CONFÉDÉRATION GÉNÉRALE DE L'AGRICULTURE

Organisme central couronnant tout l'édifice la C.G.A. est formée par l'assemblée des représentants élus de chacune des Fédérations départementales réunies en Union. On y retrouve les deux grandes branches, organisations syndicale et économique et dans chacune de ces branches, les sections par spécialités. L'Assemblée de la C.G.A. désigne un bureau par voie d'élection.

La mission de la confédération est la défense des intérêts généraux des syndicats et coopératives et des intérêts particuliers à chacune de leurs sections. Elle s'occupe également de la documentation, de l'orientation professionnelle et de la représentation de tous les membres de la profession, aussi bien sur le plan local que sur le plan national, vis à vis des pouvoirs publics et de la haute administration. Son mode de recrutement par élections successives depuis le syndicat de base ou la coopérative locale lui donne un caractère d'institution véritablement démocratique et sa composition en fait une assemblée d'agriculteurs et de travailleurs ruraux authentiques réunis pour défendre eux-mêmes leurs intérêts, prendre en mains leur propre destinée, suivre l'évolution des méthodes et celle des marchés nationaux et internationaux, pour en déduire les conclusions utiles dans leur propre sphère, d'activité économique et sociale.

Cette conception on le voit s'oppose radicalement à celle de la corporation paysanne, à base autoritaire, soumise étroitement à l'intervention officielle jusque dans les nominations des dirigeants de l'institution et qui condamnée sans retour par l'opinion rurale, a été dissoute par l'ordonnance du 12 octobre 1944.

Participation musulmane

Il ne fait pas de doute que les masses musulmanes doivent être intégrées à la C.G.A. L'accès des syndicats de producteurs est ouvert sans conditions aux musulmans citoyens français et les musulmans non citoyens, déjà membres de syndicats professionnels agricoles y seront maintenus de plein droit.


Pour maintenir l'esprit de l'ordonnance du 7 mars un collège unique a été institué, mais quelle que soit l'importance numérique des électeurs européens et musulmans, la représentation de ces derniers ne peut occuper au maximum que les 2/5 des sièges du conseil. Une décision gubernatoriale du 26 mars 1946 autorise l'intégration des S.I.P. à la C.G.A., et leur fédération au sein de cet organisme.

L'organisation définitive de la Confédération Générale de l'Agriculture présente un intérêt évident en Algérie. Pour près de 90 % en effet, l'Algérie vit directement ou indirectement de ses ressources agricole.

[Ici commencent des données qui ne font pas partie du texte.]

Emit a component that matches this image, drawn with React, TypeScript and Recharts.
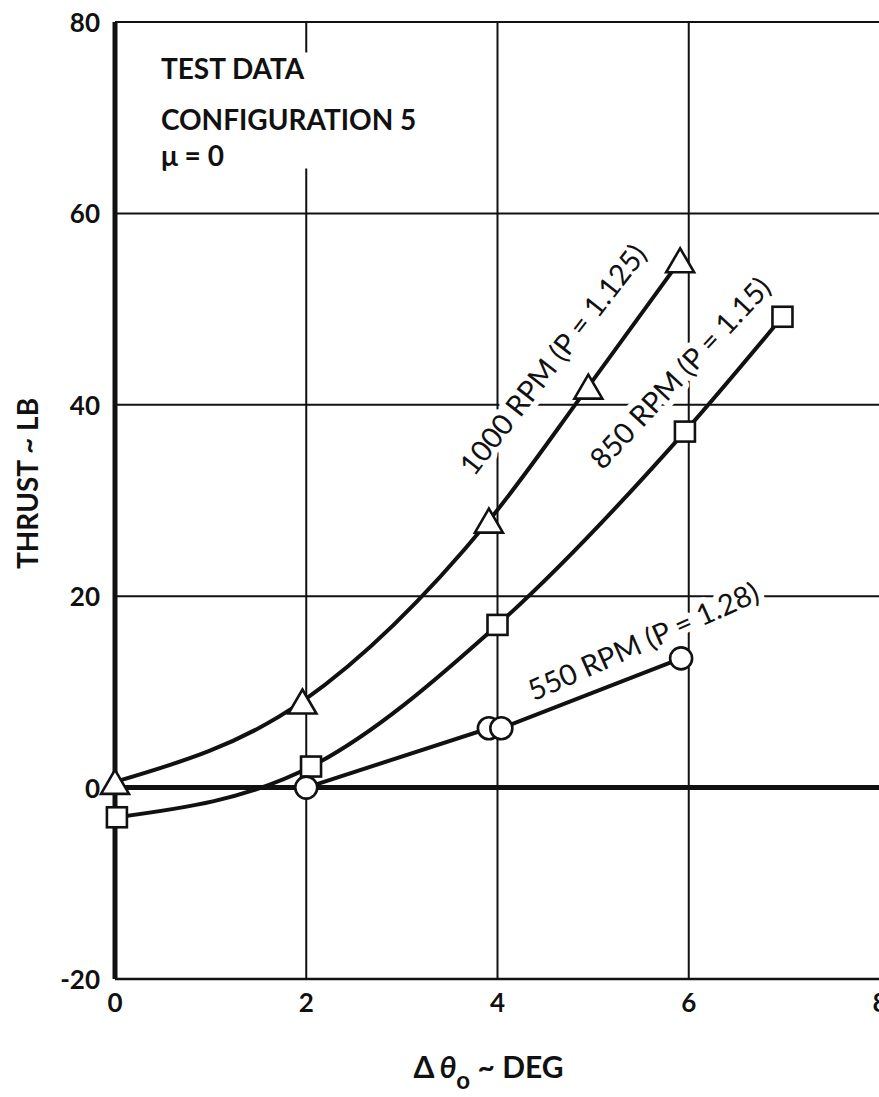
import React from 'react';
import {
  ComposedChart,
  Line,
  XAxis,
  YAxis,
  CartesianGrid,
  ReferenceLine,
  ReferenceDot,
  ReferenceArea,
} from 'recharts';

// Axis ticks
const deltaThetaTicks = [0, 2, 4, 6, 8];
const thrustTicks = [-20, 0, 20, 40, 60, 80];

// Test points, configuration 5 (mu = 0)
const rpm1000 = [
  { x: 0, y: 0.6 },
  { x: 1.96, y: 9.0 },
  { x: 3.91, y: 27.9 },
  { x: 4.95, y: 41.9 },
  { x: 5.91, y: 55.1 },
];
const rpm850 = [
  { x: 0.02, y: -3.1 },
  { x: 2.05, y: 2.2 },
  { x: 4.0, y: 17.0 },
  { x: 5.96, y: 37.2 },
  { x: 6.98, y: 49.2 },
];
const rpm550 = [
  { x: 2.0, y: 0 },
  { x: 3.91, y: 6.2 },
  { x: 4.04, y: 6.2 },
  { x: 5.92, y: 13.5 },
];

const curveLabels = [
  { text: '1000 RPM (P = 1.125)', x: 4.57, y: 44.8, angle: -52 },
  { text: '850 RPM (P = 1.15)', x: 5.9, y: 43.4, angle: -47 },
  { text: '550 RPM (P = 1.28)', x: 5.52, y: 15.4, angle: -24 },
];

const noteLines = [
  { text: 'TEST DATA', x: 0.48, y: 74.0 },
  { text: 'CONFIGURATION 5', x: 0.48, y: 68.7 },
  { text: '\u03bc = 0', x: 0.48, y: 65.0 },
];

const INK = '#111';
const FONT = 'Lato, "Noto Sans", sans-serif';

const Triangle = (props: any) => {
  const { cx, cy } = props;
  if (cx == null || cy == null) return null;
  const w = 14;
  const h = 24;
  return (
    <path
      d={`M${cx},${cy - h / 2} L${cx + w},${cy + h / 2} L${cx - w},${cy + h / 2} Z`}
      fill="#fff"
      stroke={INK}
      strokeWidth={2.6}
      strokeLinejoin="miter"
    />
  );
};

const Square = (props: any) => {
  const { cx, cy } = props;
  if (cx == null || cy == null) return null;
  const s = 20;
  return (
    <rect x={cx - s / 2} y={cy - s / 2} width={s} height={s} fill="#fff" stroke={INK} strokeWidth={2.6} />
  );
};

const Circle = (props: any) => {
  const { cx, cy } = props;
  if (cx == null || cy == null) return null;
  return <circle cx={cx} cy={cy} r={11} fill="#fff" stroke={INK} strokeWidth={2.6} />;
};

const XTick = (props: any) => {
  const { x, y, payload } = props;
  return (
    <text x={x} y={y + 33} textAnchor="middle" fontFamily={FONT} fontWeight={700} fontSize={26} fill={INK}>
      {payload.value}
    </text>
  );
};

const YTick = (props: any) => {
  const { x, y, payload } = props;
  return (
    <text x={x} y={y} textAnchor="end" dominantBaseline="central" fontFamily={FONT} fontWeight={700} fontSize={26} fill={INK}>
      {payload.value}
    </text>
  );
};

const XTitle = (props: any) => {
  const vb = props.viewBox || {};
  const cx = vb.x + vb.width / 2 - 9;
  const y = vb.y + 99;
  return (
    <text x={cx} y={y} textAnchor="middle" fontFamily={FONT} fontWeight={700} fontSize={30} fill={INK}>
      <tspan>{'\u0394'}</tspan>
      <tspan fontStyle="italic" dx={5}>{'\u03b8'}</tspan>
      <tspan dy={11} fontSize={24}>o</tspan>
      <tspan dy={-11}>{' ~ DEG'}</tspan>
    </text>
  );
};

const YTitle = (props: any) => {
  const vb = props.viewBox || {};
  const cx = 27;
  const cy = vb.y + vb.height / 2 - 17;
  return (
    <text
      x={cx}
      y={cy}
      transform={`rotate(-90 ${cx} ${cy})`}
      textAnchor="middle"
      dominantBaseline="central"
      fontFamily={FONT}
      fontWeight={700}
      fontSize={28}
      fill={INK}
    >
      THRUST ~ LB
    </text>
  );
};

const makeCurveLabel = (text: string, angle: number) => (props: any) => {
  const { cx, cy } = props;
  return (
    <text
      x={cx}
      y={cy}
      transform={`rotate(${angle} ${cx} ${cy})`}
      textAnchor="middle"
      dominantBaseline="central"
      fontFamily={FONT}
      fontWeight={400}
      fontSize={29}
      fill={INK}
      stroke="#fff"
      strokeWidth={12}
      strokeLinejoin="round"
      paintOrder="stroke"
    >
      {text}
    </text>
  );
};

const makeNote = (text: string) => (props: any) => {
  const { cx, cy } = props;
  return (
    <text x={cx} y={cy} textAnchor="start" fontFamily={FONT} fontWeight={700} fontSize={28} fill={INK}>
      {text}
    </text>
  );
};

export default function App() {
  return (
    <div
      style={{
        position: 'fixed',
        left: 0,
        top: 0,
        width: 879,
        height: 1097,
        overflow: 'hidden',
        background: '#fff',
      }}
    >
      <ComposedChart width={920} height={1097} margin={{ top: 22, right: 40, bottom: 58, left: 0 }}>
        <CartesianGrid stroke={INK} strokeWidth={2} />
        <XAxis
          type="number"
          dataKey="x"
          domain={[0, 8]}
          ticks={deltaThetaTicks}
          height={60}
          tickLine={false}
          tickSize={0}
          tickMargin={0}
          axisLine={{ stroke: INK, strokeWidth: 2.5 }}
          tick={<XTick />}
          label={XTitle}
        />
        <YAxis
          type="number"
          dataKey="y"
          domain={[-20, 80]}
          ticks={thrustTicks}
          width={115}
          tickLine={false}
          tickSize={0}
          tickMargin={15}
          axisLine={{ stroke: INK, strokeWidth: 5 }}
          tick={<YTick />}
          label={YTitle}
        />
        <ReferenceLine y={0} stroke={INK} strokeWidth={5} />
        <ReferenceArea x1={0.45} x2={2.9} y1={64.7} y2={76.8} fill="#fff" fillOpacity={1} stroke="none" />
        {noteLines.map((n) => (
          <ReferenceDot key={n.text} x={n.x} y={n.y} r={0} shape={makeNote(n.text)} />
        ))}
        {curveLabels.map((c) => (
          <ReferenceDot key={c.text} x={c.x} y={c.y} r={0} shape={makeCurveLabel(c.text, c.angle)} />
        ))}
        <Line
          data={rpm1000}
          dataKey="y"
          type="monotone"
          stroke={INK}
          strokeWidth={4}
          isAnimationActive={false}
          dot={(p: any) => <Triangle key={`t${p.index}`} {...p} />}
          activeDot={false}
        />
        <Line
          data={rpm850}
          dataKey="y"
          type="monotone"
          stroke={INK}
          strokeWidth={4}
          isAnimationActive={false}
          dot={(p: any) => <Square key={`s${p.index}`} {...p} />}
          activeDot={false}
        />
        <Line
          data={rpm550}
          dataKey="y"
          type="linear"
          stroke={INK}
          strokeWidth={4}
          isAnimationActive={false}
          dot={(p: any) => <Circle key={`c${p.index}`} {...p} />}
          activeDot={false}
        />
      </ComposedChart>
    </div>
  );
}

La ruine de son agriculture serait donc sa propre ruine et en outre par la perte d'un important pouvoir d'achat, elle menacerait la vitalité même de l'industrie française dont elle est le meilleur client.

Conviant toute l'agriculture algérienne à une œuvre salutaire de syndicalisme et d'union, la C.G.A. aura un rôle décisif sur l'avenir économique et social de l'Algérie, et entraînera sa maturité politique en amenant à une compréhension plus grande et plus complète les populations européennes et musulmanes en majorité rurales.